-- THE REQUEST --
Restate the data word for word and leave the images out.

►

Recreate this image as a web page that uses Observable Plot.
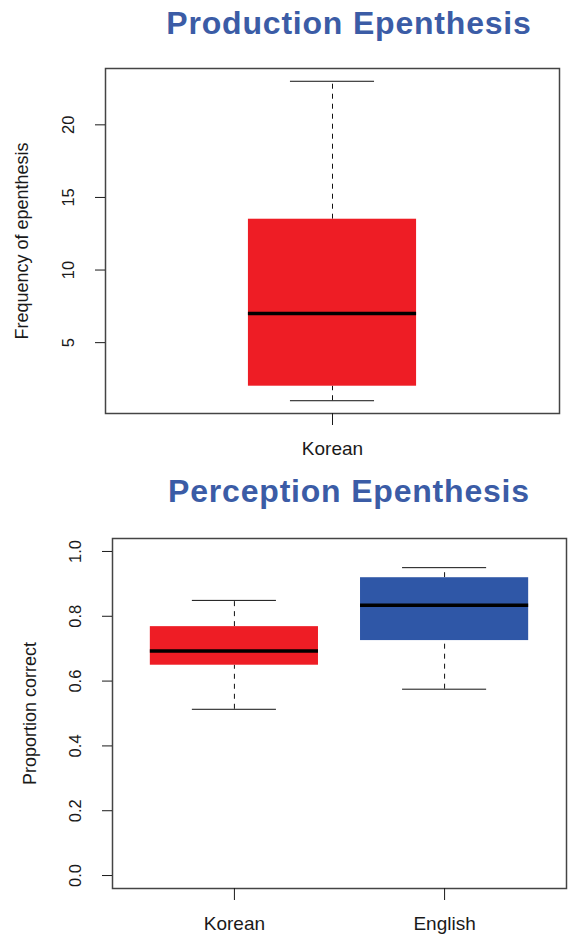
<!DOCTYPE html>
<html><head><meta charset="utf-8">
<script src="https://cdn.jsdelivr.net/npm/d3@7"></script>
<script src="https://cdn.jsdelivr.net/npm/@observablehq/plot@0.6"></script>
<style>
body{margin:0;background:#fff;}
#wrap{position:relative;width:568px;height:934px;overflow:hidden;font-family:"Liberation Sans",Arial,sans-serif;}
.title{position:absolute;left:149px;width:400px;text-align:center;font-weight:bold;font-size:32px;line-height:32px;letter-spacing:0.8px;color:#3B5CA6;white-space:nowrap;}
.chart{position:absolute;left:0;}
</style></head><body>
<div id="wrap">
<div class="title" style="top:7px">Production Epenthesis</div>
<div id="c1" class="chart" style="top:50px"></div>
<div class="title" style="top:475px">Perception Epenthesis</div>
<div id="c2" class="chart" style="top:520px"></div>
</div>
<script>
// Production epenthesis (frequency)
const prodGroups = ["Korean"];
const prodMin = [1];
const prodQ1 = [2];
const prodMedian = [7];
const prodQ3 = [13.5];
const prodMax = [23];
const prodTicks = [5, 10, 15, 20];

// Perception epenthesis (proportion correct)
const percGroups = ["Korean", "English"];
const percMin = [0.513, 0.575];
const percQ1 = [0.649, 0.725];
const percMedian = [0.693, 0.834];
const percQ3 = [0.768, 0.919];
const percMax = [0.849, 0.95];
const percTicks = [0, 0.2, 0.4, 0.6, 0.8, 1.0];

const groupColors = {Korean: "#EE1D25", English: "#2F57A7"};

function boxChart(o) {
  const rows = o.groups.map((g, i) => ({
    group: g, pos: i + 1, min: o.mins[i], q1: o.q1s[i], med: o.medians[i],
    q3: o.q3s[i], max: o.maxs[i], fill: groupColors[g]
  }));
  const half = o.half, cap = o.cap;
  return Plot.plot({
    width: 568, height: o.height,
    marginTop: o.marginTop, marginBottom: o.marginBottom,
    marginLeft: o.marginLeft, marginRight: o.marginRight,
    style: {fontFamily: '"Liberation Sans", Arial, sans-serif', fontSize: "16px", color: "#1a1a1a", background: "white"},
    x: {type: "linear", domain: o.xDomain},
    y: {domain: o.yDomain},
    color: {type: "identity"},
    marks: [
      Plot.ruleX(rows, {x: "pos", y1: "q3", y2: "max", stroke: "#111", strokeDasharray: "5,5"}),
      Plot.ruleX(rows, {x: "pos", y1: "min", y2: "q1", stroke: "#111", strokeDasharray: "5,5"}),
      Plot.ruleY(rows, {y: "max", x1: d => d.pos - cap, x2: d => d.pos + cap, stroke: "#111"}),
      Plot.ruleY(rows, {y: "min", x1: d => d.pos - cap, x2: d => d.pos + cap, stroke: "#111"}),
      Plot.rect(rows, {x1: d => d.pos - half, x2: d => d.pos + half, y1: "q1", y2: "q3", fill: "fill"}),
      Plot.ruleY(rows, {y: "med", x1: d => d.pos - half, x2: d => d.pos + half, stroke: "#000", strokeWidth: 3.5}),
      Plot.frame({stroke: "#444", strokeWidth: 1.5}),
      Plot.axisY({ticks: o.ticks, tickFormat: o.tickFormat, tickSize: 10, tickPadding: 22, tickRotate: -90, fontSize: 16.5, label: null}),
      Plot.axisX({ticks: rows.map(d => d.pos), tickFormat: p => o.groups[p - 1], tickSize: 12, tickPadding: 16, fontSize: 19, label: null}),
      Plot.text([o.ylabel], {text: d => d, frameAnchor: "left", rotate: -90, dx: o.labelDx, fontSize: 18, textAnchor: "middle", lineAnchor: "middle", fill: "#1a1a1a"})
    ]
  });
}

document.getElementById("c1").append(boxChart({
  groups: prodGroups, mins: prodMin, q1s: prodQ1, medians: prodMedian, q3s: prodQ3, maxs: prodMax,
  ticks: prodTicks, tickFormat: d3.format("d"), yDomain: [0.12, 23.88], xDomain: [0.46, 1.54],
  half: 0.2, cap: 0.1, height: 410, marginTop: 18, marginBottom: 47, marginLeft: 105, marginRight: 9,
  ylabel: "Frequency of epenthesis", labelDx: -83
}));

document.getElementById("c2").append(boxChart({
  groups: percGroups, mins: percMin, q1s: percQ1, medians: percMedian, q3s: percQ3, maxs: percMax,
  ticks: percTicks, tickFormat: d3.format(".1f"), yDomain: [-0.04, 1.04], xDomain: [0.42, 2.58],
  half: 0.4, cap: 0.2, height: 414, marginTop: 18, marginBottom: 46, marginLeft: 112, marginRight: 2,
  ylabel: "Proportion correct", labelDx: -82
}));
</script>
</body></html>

◄

-- SOLUTION TO THIS TASK --
Recreate this image as a web page that uses Observable Plot.
<!DOCTYPE html>
<html><head><meta charset="utf-8">
<script src="https://cdn.jsdelivr.net/npm/d3@7"></script>
<script src="https://cdn.jsdelivr.net/npm/@observablehq/plot@0.6"></script>
<style>
body{margin:0;background:#fff;}
#wrap{position:relative;width:568px;height:934px;overflow:hidden;font-family:"Liberation Sans",Arial,sans-serif;}
.title{position:absolute;left:149px;width:400px;text-align:center;font-weight:bold;font-size:32px;line-height:32px;letter-spacing:0.8px;color:#3B5CA6;white-space:nowrap;}
.chart{position:absolute;left:0;}
</style></head><body>
<div id="wrap">
<div class="title" style="top:7px">Production Epenthesis</div>
<div id="c1" class="chart" style="top:50px"></div>
<div class="title" style="top:475px">Perception Epenthesis</div>
<div id="c2" class="chart" style="top:520px"></div>
</div>
<script>
// Production epenthesis (frequency)
const prodGroups = ["Korean"];
const prodMin = [1];
const prodQ1 = [2];
const prodMedian = [7];
const prodQ3 = [13.5];
const prodMax = [23];
const prodTicks = [5, 10, 15, 20];

// Perception epenthesis (proportion correct)
const percGroups = ["Korean", "English"];
const percMin = [0.513, 0.575];
const percQ1 = [0.649, 0.725];
const percMedian = [0.693, 0.834];
const percQ3 = [0.768, 0.919];
const percMax = [0.849, 0.95];
const percTicks = [0, 0.2, 0.4, 0.6, 0.8, 1.0];

const groupColors = {Korean: "#EE1D25", English: "#2F57A7"};

function boxChart(o) {
  const rows = o.groups.map((g, i) => ({
    group: g, pos: i + 1, min: o.mins[i], q1: o.q1s[i], med: o.medians[i],
    q3: o.q3s[i], max: o.maxs[i], fill: groupColors[g]
  }));
  const half = o.half, cap = o.cap;
  return Plot.plot({
    width: 568, height: o.height,
    marginTop: o.marginTop, marginBottom: o.marginBottom,
    marginLeft: o.marginLeft, marginRight: o.marginRight,
    style: {fontFamily: '"Liberation Sans", Arial, sans-serif', fontSize: "16px", color: "#1a1a1a", background: "white"},
    x: {type: "linear", domain: o.xDomain},
    y: {domain: o.yDomain},
    color: {type: "identity"},
    marks: [
      Plot.ruleX(rows, {x: "pos", y1: "q3", y2: "max", stroke: "#111", strokeDasharray: "5,5"}),
      Plot.ruleX(rows, {x: "pos", y1: "min", y2: "q1", stroke: "#111", strokeDasharray: "5,5"}),
      Plot.ruleY(rows, {y: "max", x1: d => d.pos - cap, x2: d => d.pos + cap, stroke: "#111"}),
      Plot.ruleY(rows, {y: "min", x1: d => d.pos - cap, x2: d => d.pos + cap, stroke: "#111"}),
      Plot.rect(rows, {x1: d => d.pos - half, x2: d => d.pos + half, y1: "q1", y2: "q3", fill: "fill"}),
      Plot.ruleY(rows, {y: "med", x1: d => d.pos - half, x2: d => d.pos + half, stroke: "#000", strokeWidth: 3.5}),
      Plot.frame({stroke: "#444", strokeWidth: 1.5}),
      Plot.axisY({ticks: o.ticks, tickFormat: o.tickFormat, tickSize: 10, tickPadding: 22, tickRotate: -90, fontSize: 16.5, label: null}),
      Plot.axisX({ticks: rows.map(d => d.pos), tickFormat: p => o.groups[p - 1], tickSize: 12, tickPadding: 16, fontSize: 19, label: null}),
      Plot.text([o.ylabel], {text: d => d, frameAnchor: "left", rotate: -90, dx: o.labelDx, fontSize: 18, textAnchor: "middle", lineAnchor: "middle", fill: "#1a1a1a"})
    ]
  });
}

document.getElementById("c1").append(boxChart({
  groups: prodGroups, mins: prodMin, q1s: prodQ1, medians: prodMedian, q3s: prodQ3, maxs: prodMax,
  ticks: prodTicks, tickFormat: d3.format("d"), yDomain: [0.12, 23.88], xDomain: [0.46, 1.54],
  half: 0.2, cap: 0.1, height: 410, marginTop: 18, marginBottom: 47, marginLeft: 105, marginRight: 9,
  ylabel: "Frequency of epenthesis", labelDx: -83
}));

document.getElementById("c2").append(boxChart({
  groups: percGroups, mins: percMin, q1s: percQ1, medians: percMedian, q3s: percQ3, maxs: percMax,
  ticks: percTicks, tickFormat: d3.format(".1f"), yDomain: [-0.04, 1.04], xDomain: [0.42, 2.58],
  half: 0.4, cap: 0.2, height: 414, marginTop: 18, marginBottom: 46, marginLeft: 112, marginRight: 2,
  ylabel: "Proportion correct", labelDx: -82
}));
</script>
</body></html>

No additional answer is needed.